Required task ->
Skip any picture you find and retype all the remaining lines exactly.

Given data ->
★ ★ ★ ★

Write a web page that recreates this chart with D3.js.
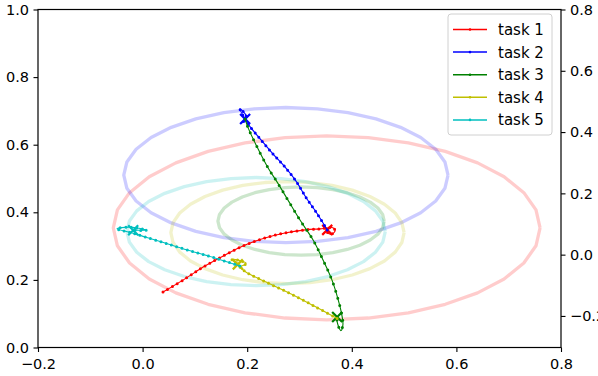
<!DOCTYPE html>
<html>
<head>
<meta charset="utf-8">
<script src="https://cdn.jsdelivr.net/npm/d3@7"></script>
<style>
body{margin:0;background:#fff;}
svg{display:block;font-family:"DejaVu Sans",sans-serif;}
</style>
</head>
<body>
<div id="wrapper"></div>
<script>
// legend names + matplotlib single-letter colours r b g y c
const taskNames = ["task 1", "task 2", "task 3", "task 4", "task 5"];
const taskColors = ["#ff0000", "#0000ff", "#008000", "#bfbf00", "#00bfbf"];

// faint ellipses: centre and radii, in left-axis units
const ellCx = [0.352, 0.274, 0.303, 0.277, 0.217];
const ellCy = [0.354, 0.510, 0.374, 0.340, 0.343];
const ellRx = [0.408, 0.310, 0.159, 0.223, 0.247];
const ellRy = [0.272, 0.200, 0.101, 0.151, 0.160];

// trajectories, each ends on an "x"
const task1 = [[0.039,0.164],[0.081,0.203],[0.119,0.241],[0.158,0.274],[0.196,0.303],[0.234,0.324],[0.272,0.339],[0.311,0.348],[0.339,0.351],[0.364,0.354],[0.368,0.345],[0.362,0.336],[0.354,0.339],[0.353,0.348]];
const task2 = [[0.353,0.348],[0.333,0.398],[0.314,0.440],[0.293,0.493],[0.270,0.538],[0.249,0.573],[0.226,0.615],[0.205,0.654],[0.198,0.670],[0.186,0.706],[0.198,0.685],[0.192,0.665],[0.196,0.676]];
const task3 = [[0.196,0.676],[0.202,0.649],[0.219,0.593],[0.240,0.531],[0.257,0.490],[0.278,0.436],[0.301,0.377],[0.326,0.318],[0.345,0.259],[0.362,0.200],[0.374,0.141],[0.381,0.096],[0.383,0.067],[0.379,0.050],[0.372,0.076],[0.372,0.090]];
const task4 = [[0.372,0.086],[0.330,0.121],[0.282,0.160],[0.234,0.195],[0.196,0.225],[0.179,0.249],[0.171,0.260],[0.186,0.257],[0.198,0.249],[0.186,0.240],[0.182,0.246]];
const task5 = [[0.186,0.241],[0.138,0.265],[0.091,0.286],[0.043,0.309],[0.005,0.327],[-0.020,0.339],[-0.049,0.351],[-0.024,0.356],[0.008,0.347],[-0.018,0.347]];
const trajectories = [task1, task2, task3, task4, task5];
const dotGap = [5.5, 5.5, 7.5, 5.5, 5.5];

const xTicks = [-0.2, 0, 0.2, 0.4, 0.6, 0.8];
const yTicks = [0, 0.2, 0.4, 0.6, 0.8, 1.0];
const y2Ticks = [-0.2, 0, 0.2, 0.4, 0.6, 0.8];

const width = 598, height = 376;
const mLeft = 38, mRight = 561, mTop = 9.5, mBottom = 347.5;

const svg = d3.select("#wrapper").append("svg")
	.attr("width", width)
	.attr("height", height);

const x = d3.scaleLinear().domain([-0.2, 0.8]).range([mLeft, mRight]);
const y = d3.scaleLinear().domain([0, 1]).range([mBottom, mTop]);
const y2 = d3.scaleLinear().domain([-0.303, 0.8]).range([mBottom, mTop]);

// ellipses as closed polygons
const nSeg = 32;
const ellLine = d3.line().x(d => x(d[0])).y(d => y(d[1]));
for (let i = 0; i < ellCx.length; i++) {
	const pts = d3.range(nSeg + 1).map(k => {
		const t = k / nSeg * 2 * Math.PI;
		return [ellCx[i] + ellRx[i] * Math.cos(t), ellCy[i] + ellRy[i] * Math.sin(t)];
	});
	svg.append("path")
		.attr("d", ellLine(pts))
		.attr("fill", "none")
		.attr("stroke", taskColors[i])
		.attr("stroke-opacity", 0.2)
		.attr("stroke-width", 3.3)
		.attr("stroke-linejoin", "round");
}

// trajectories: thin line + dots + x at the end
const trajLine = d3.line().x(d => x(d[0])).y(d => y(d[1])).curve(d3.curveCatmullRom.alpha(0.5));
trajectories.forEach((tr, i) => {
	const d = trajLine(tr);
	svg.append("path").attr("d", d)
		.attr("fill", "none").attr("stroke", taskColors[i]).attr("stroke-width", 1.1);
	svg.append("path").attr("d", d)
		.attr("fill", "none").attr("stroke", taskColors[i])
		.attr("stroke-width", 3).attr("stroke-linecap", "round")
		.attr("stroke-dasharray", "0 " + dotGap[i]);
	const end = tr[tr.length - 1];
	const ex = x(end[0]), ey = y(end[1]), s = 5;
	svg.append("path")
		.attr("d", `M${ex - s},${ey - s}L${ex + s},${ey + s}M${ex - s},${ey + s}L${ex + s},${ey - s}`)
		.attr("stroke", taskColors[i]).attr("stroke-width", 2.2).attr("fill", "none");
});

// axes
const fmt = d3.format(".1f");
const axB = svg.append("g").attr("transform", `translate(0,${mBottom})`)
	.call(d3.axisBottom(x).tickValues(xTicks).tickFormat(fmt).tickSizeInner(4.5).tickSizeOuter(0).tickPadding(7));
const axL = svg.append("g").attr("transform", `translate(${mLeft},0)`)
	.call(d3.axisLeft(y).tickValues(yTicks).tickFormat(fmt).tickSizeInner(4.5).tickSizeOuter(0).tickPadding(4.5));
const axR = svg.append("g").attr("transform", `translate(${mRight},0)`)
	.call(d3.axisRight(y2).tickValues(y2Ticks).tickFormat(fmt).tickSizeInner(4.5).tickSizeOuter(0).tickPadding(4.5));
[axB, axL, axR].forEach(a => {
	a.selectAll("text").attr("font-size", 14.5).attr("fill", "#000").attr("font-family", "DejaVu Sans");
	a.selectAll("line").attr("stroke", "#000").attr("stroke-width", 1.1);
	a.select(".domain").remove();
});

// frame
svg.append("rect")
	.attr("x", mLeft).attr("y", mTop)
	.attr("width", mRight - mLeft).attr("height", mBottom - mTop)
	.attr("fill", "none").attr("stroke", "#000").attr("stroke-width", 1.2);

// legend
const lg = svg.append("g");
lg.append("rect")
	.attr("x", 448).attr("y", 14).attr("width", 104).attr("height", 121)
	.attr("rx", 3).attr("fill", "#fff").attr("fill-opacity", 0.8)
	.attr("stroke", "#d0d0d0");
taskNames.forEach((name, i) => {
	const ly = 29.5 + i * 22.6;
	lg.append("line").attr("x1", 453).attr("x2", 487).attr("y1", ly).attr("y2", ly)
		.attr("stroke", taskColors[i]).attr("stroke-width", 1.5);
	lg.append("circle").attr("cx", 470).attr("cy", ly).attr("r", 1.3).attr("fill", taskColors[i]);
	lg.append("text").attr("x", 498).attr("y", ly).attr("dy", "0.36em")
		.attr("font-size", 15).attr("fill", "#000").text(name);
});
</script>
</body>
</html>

★ ★ ★ ★

Completed task ->
Write a web page that recreates this chart with D3.js.
<!DOCTYPE html>
<html>
<head>
<meta charset="utf-8">
<script src="https://cdn.jsdelivr.net/npm/d3@7"></script>
<style>
body{margin:0;background:#fff;}
svg{display:block;font-family:"DejaVu Sans",sans-serif;}
</style>
</head>
<body>
<div id="wrapper"></div>
<script>
// legend names + matplotlib single-letter colours r b g y c
const taskNames = ["task 1", "task 2", "task 3", "task 4", "task 5"];
const taskColors = ["#ff0000", "#0000ff", "#008000", "#bfbf00", "#00bfbf"];

// faint ellipses: centre and radii, in left-axis units
const ellCx = [0.352, 0.274, 0.303, 0.277, 0.217];
const ellCy = [0.354, 0.510, 0.374, 0.340, 0.343];
const ellRx = [0.408, 0.310, 0.159, 0.223, 0.247];
const ellRy = [0.272, 0.200, 0.101, 0.151, 0.160];

// trajectories, each ends on an "x"
const task1 = [[0.039,0.164],[0.081,0.203],[0.119,0.241],[0.158,0.274],[0.196,0.303],[0.234,0.324],[0.272,0.339],[0.311,0.348],[0.339,0.351],[0.364,0.354],[0.368,0.345],[0.362,0.336],[0.354,0.339],[0.353,0.348]];
const task2 = [[0.353,0.348],[0.333,0.398],[0.314,0.440],[0.293,0.493],[0.270,0.538],[0.249,0.573],[0.226,0.615],[0.205,0.654],[0.198,0.670],[0.186,0.706],[0.198,0.685],[0.192,0.665],[0.196,0.676]];
const task3 = [[0.196,0.676],[0.202,0.649],[0.219,0.593],[0.240,0.531],[0.257,0.490],[0.278,0.436],[0.301,0.377],[0.326,0.318],[0.345,0.259],[0.362,0.200],[0.374,0.141],[0.381,0.096],[0.383,0.067],[0.379,0.050],[0.372,0.076],[0.372,0.090]];
const task4 = [[0.372,0.086],[0.330,0.121],[0.282,0.160],[0.234,0.195],[0.196,0.225],[0.179,0.249],[0.171,0.260],[0.186,0.257],[0.198,0.249],[0.186,0.240],[0.182,0.246]];
const task5 = [[0.186,0.241],[0.138,0.265],[0.091,0.286],[0.043,0.309],[0.005,0.327],[-0.020,0.339],[-0.049,0.351],[-0.024,0.356],[0.008,0.347],[-0.018,0.347]];
const trajectories = [task1, task2, task3, task4, task5];
const dotGap = [5.5, 5.5, 7.5, 5.5, 5.5];

const xTicks = [-0.2, 0, 0.2, 0.4, 0.6, 0.8];
const yTicks = [0, 0.2, 0.4, 0.6, 0.8, 1.0];
const y2Ticks = [-0.2, 0, 0.2, 0.4, 0.6, 0.8];

const width = 598, height = 376;
const mLeft = 38, mRight = 561, mTop = 9.5, mBottom = 347.5;

const svg = d3.select("#wrapper").append("svg")
	.attr("width", width)
	.attr("height", height);

const x = d3.scaleLinear().domain([-0.2, 0.8]).range([mLeft, mRight]);
const y = d3.scaleLinear().domain([0, 1]).range([mBottom, mTop]);
const y2 = d3.scaleLinear().domain([-0.303, 0.8]).range([mBottom, mTop]);

// ellipses as closed polygons
const nSeg = 32;
const ellLine = d3.line().x(d => x(d[0])).y(d => y(d[1]));
for (let i = 0; i < ellCx.length; i++) {
	const pts = d3.range(nSeg + 1).map(k => {
		const t = k / nSeg * 2 * Math.PI;
		return [ellCx[i] + ellRx[i] * Math.cos(t), ellCy[i] + ellRy[i] * Math.sin(t)];
	});
	svg.append("path")
		.attr("d", ellLine(pts))
		.attr("fill", "none")
		.attr("stroke", taskColors[i])
		.attr("stroke-opacity", 0.2)
		.attr("stroke-width", 3.3)
		.attr("stroke-linejoin", "round");
}

// trajectories: thin line + dots + x at the end
const trajLine = d3.line().x(d => x(d[0])).y(d => y(d[1])).curve(d3.curveCatmullRom.alpha(0.5));
trajectories.forEach((tr, i) => {
	const d = trajLine(tr);
	svg.append("path").attr("d", d)
		.attr("fill", "none").attr("stroke", taskColors[i]).attr("stroke-width", 1.1);
	svg.append("path").attr("d", d)
		.attr("fill", "none").attr("stroke", taskColors[i])
		.attr("stroke-width", 3).attr("stroke-linecap", "round")
		.attr("stroke-dasharray", "0 " + dotGap[i]);
	const end = tr[tr.length - 1];
	const ex = x(end[0]), ey = y(end[1]), s = 5;
	svg.append("path")
		.attr("d", `M${ex - s},${ey - s}L${ex + s},${ey + s}M${ex - s},${ey + s}L${ex + s},${ey - s}`)
		.attr("stroke", taskColors[i]).attr("stroke-width", 2.2).attr("fill", "none");
});

// axes
const fmt = d3.format(".1f");
const axB = svg.append("g").attr("transform", `translate(0,${mBottom})`)
	.call(d3.axisBottom(x).tickValues(xTicks).tickFormat(fmt).tickSizeInner(4.5).tickSizeOuter(0).tickPadding(7));
const axL = svg.append("g").attr("transform", `translate(${mLeft},0)`)
	.call(d3.axisLeft(y).tickValues(yTicks).tickFormat(fmt).tickSizeInner(4.5).tickSizeOuter(0).tickPadding(4.5));
const axR = svg.append("g").attr("transform", `translate(${mRight},0)`)
	.call(d3.axisRight(y2).tickValues(y2Ticks).tickFormat(fmt).tickSizeInner(4.5).tickSizeOuter(0).tickPadding(4.5));
[axB, axL, axR].forEach(a => {
	a.selectAll("text").attr("font-size", 14.5).attr("fill", "#000").attr("font-family", "DejaVu Sans");
	a.selectAll("line").attr("stroke", "#000").attr("stroke-width", 1.1);
	a.select(".domain").remove();
});

// frame
svg.append("rect")
	.attr("x", mLeft).attr("y", mTop)
	.attr("width", mRight - mLeft).attr("height", mBottom - mTop)
	.attr("fill", "none").attr("stroke", "#000").attr("stroke-width", 1.2);

// legend
const lg = svg.append("g");
lg.append("rect")
	.attr("x", 448).attr("y", 14).attr("width", 104).attr("height", 121)
	.attr("rx", 3).attr("fill", "#fff").attr("fill-opacity", 0.8)
	.attr("stroke", "#d0d0d0");
taskNames.forEach((name, i) => {
	const ly = 29.5 + i * 22.6;
	lg.append("line").attr("x1", 453).attr("x2", 487).attr("y1", ly).attr("y2", ly)
		.attr("stroke", taskColors[i]).attr("stroke-width", 1.5);
	lg.append("circle").attr("cx", 470).attr("cy", ly).attr("r", 1.3).attr("fill", taskColors[i]);
	lg.append("text").attr("x", 498).attr("y", ly).attr("dy", "0.36em")
		.attr("font-size", 15).attr("fill", "#000").text(name);
});
</script>
</body>
</html>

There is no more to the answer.